- _DATA FOR PROCESSING_:
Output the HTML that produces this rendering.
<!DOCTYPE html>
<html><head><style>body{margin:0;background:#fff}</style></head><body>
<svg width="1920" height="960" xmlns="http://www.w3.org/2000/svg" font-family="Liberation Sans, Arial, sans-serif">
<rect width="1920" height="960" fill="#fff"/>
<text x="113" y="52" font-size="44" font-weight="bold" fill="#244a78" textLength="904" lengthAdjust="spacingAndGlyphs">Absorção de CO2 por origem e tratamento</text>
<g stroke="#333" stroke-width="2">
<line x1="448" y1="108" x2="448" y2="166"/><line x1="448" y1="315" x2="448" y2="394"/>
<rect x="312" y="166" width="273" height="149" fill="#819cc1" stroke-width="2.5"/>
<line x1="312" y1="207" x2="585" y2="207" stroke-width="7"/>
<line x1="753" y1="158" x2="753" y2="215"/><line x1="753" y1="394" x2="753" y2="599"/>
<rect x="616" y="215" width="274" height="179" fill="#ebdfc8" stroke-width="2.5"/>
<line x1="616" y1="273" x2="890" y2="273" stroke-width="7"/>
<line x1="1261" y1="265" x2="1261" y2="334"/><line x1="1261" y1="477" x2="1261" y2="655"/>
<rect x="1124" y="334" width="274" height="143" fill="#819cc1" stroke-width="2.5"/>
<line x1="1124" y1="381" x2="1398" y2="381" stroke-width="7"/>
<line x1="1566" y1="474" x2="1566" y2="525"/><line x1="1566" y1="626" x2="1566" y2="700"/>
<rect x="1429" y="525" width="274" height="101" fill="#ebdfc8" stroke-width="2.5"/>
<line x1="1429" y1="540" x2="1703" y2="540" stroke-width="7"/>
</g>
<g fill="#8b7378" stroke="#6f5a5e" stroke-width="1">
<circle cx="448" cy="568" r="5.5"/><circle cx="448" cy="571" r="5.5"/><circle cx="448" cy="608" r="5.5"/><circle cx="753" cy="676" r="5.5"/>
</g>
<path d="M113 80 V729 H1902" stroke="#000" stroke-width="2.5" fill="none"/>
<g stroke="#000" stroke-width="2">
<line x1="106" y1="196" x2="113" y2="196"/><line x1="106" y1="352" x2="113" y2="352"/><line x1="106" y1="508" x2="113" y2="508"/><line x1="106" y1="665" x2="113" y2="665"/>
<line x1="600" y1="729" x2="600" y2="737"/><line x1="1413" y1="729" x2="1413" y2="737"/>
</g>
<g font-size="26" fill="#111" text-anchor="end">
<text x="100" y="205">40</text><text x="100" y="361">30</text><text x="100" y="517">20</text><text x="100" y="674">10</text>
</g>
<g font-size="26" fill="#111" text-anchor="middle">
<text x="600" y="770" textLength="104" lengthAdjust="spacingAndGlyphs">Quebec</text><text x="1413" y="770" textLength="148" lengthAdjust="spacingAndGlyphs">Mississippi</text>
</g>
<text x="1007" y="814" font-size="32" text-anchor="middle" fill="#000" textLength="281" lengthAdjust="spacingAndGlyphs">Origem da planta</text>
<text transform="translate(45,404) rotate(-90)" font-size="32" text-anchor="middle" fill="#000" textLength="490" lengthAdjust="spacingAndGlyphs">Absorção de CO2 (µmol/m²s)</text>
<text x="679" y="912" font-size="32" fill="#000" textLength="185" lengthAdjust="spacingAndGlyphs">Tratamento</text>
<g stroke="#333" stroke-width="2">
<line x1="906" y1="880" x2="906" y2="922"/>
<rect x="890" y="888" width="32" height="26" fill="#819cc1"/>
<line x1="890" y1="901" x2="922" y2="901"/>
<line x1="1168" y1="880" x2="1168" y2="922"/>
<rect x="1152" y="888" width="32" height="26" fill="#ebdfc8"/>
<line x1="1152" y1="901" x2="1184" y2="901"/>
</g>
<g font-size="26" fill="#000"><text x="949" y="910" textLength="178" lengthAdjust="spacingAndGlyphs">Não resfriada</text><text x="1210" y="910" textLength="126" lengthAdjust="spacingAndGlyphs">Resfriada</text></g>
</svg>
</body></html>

---

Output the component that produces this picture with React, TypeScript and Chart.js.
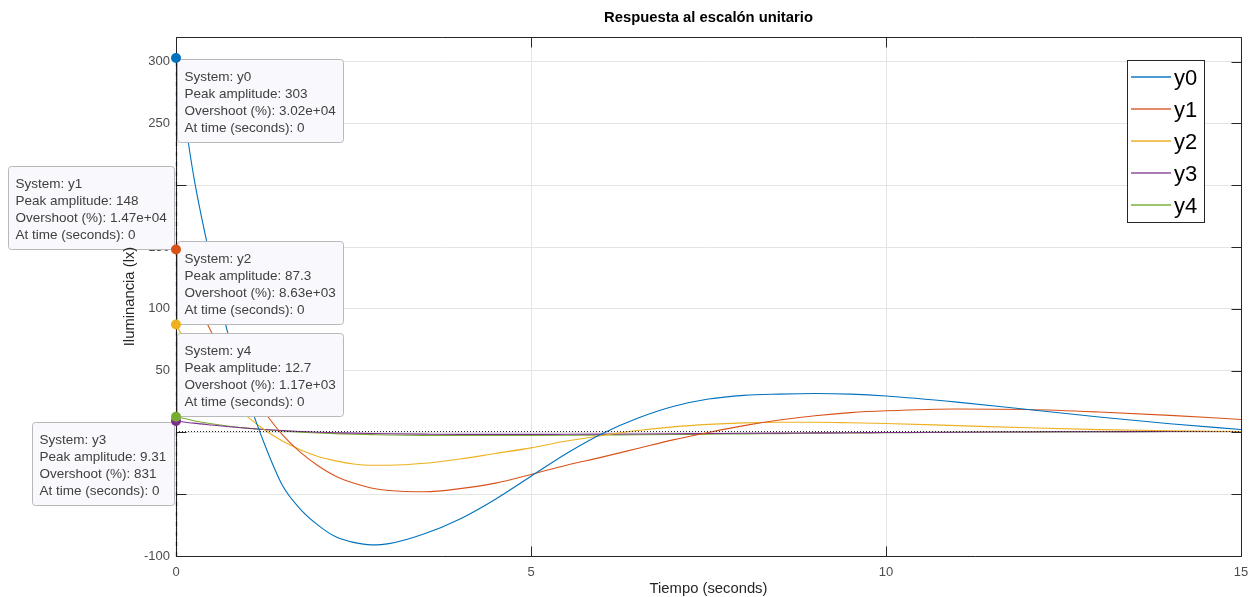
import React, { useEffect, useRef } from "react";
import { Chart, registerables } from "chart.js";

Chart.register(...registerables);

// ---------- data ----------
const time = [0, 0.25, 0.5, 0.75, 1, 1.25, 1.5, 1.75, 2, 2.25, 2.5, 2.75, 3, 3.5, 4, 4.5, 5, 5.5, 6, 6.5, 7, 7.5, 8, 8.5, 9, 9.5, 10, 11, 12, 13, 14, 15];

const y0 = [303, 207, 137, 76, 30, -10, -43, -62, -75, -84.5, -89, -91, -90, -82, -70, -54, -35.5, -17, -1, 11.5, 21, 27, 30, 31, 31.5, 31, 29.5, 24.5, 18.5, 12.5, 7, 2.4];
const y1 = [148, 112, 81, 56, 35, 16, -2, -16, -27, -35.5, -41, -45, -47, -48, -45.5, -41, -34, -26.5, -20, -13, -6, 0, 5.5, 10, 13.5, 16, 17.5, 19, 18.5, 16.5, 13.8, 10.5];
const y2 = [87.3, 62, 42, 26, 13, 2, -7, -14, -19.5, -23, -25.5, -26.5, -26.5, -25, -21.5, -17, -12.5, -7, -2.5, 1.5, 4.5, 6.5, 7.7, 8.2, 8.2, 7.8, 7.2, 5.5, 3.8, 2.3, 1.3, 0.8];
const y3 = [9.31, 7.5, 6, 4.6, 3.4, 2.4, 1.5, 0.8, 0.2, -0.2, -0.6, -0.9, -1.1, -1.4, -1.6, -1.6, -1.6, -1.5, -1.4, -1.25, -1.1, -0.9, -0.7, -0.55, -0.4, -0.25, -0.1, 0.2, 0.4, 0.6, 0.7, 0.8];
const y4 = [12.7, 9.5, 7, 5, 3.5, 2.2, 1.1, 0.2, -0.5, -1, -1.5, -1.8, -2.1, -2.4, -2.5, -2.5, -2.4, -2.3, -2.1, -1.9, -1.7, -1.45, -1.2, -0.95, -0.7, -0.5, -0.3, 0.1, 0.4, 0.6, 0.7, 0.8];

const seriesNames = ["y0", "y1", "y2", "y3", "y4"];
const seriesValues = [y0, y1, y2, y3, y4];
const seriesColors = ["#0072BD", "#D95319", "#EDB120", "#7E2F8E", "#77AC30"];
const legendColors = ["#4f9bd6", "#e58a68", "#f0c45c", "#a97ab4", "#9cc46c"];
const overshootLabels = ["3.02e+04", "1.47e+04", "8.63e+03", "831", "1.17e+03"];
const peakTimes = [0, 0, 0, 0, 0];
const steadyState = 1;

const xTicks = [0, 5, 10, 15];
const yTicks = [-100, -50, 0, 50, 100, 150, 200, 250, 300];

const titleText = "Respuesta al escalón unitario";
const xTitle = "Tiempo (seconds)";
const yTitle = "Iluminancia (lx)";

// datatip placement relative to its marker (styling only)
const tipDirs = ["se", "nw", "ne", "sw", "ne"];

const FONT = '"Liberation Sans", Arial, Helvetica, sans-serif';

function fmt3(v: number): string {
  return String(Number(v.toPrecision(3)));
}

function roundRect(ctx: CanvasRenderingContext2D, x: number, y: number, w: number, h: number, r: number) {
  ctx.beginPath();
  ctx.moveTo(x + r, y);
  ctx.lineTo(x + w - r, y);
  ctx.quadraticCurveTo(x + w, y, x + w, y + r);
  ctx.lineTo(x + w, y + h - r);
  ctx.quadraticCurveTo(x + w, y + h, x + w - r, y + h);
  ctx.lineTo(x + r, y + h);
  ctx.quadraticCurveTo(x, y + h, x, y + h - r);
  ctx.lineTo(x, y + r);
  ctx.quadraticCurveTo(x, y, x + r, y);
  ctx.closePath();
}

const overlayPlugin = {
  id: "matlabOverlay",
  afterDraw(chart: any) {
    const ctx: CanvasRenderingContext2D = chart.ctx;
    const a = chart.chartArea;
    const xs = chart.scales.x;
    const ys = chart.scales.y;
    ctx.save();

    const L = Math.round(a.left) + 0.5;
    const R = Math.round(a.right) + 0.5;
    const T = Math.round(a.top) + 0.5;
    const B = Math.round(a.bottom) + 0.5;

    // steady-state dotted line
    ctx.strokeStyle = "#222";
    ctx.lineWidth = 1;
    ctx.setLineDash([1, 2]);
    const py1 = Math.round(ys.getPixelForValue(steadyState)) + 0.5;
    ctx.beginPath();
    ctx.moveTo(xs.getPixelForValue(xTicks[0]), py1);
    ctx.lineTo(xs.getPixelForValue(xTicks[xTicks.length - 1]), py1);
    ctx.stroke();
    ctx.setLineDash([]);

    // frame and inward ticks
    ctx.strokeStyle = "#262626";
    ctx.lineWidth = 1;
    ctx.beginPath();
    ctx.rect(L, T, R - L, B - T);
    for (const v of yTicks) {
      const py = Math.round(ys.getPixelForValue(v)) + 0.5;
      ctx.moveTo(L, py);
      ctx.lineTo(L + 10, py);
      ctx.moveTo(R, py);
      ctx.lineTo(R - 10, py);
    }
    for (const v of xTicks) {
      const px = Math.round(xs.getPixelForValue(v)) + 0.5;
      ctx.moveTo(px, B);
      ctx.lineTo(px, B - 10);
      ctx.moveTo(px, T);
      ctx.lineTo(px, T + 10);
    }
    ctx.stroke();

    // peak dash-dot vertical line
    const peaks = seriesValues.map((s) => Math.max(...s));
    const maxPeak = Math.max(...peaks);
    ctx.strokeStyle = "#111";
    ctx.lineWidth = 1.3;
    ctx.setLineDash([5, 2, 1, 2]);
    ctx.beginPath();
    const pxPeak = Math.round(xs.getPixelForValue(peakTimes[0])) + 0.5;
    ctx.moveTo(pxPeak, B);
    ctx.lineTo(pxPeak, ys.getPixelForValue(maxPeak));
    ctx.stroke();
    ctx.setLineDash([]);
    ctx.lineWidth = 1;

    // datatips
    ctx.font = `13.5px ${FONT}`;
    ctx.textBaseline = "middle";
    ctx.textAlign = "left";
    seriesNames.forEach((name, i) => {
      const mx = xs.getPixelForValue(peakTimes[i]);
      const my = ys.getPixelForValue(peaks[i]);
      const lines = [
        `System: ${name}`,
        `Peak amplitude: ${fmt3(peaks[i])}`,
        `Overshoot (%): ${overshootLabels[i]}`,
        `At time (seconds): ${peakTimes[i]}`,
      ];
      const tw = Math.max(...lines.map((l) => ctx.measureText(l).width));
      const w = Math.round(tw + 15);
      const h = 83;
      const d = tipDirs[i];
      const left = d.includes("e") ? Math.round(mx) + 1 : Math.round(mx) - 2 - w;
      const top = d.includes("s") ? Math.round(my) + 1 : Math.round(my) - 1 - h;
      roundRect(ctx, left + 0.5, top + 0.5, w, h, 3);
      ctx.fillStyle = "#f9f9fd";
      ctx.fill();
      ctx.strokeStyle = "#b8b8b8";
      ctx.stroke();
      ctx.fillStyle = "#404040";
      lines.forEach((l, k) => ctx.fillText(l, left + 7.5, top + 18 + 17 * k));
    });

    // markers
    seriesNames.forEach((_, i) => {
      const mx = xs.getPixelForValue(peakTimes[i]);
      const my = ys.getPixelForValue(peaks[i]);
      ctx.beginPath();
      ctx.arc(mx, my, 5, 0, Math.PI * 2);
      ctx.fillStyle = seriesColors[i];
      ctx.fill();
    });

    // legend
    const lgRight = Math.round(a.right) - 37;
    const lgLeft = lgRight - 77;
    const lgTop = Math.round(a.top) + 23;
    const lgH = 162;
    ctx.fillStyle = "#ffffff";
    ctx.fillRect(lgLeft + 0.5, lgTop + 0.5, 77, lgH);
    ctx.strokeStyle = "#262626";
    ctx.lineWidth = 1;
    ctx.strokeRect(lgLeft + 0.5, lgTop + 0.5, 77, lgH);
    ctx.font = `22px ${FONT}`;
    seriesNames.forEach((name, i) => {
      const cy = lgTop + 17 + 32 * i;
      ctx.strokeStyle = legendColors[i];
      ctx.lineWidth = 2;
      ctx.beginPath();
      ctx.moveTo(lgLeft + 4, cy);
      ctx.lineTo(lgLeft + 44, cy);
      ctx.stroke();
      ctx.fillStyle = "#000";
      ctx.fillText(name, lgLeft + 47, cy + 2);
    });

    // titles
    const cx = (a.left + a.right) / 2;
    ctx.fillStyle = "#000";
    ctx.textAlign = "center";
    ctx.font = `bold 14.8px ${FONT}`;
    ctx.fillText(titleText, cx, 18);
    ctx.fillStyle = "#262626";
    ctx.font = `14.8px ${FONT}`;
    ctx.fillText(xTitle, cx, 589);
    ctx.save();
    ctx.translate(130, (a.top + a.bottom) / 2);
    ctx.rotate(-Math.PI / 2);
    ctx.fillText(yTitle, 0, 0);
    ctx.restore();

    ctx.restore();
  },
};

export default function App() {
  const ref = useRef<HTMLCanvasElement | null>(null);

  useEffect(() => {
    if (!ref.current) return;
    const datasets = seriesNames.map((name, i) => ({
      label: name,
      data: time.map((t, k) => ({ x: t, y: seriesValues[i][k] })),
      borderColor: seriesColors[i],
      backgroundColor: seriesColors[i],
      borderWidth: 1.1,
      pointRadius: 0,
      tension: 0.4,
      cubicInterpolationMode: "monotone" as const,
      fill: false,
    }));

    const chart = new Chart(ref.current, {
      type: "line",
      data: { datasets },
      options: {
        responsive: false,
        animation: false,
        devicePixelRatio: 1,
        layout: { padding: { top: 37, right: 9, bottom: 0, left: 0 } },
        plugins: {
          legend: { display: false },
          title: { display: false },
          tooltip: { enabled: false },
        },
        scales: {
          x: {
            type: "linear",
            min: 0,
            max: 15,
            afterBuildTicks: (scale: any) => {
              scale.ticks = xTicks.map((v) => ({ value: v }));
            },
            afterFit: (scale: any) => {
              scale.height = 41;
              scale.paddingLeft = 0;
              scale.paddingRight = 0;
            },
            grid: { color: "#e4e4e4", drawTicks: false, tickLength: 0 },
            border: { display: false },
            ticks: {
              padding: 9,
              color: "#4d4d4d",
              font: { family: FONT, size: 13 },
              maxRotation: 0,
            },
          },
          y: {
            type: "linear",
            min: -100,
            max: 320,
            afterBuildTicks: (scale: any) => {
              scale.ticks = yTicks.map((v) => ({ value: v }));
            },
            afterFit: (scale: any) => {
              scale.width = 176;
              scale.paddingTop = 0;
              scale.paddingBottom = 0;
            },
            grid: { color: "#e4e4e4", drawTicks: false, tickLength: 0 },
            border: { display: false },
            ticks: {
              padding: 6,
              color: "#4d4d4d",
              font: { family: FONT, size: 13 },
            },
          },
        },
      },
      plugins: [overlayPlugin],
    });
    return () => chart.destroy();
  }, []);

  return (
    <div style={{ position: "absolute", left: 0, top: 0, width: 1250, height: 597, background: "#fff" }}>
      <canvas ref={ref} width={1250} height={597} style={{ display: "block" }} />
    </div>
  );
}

- _WHAT YOU ARE ASKED TO DO_:
Working from the entries above, reproduce exactly and only the lines beginning with the line that has "Output the component" and ending with the line that has "Chart.register(...registerables);"; omit all pictures.

- _TASK RESPONSE_:
Output the component that produces this picture with React, TypeScript and Chart.js.
import React, { useEffect, useRef } from "react";
import { Chart, registerables } from "chart.js";

Chart.register(...registerables);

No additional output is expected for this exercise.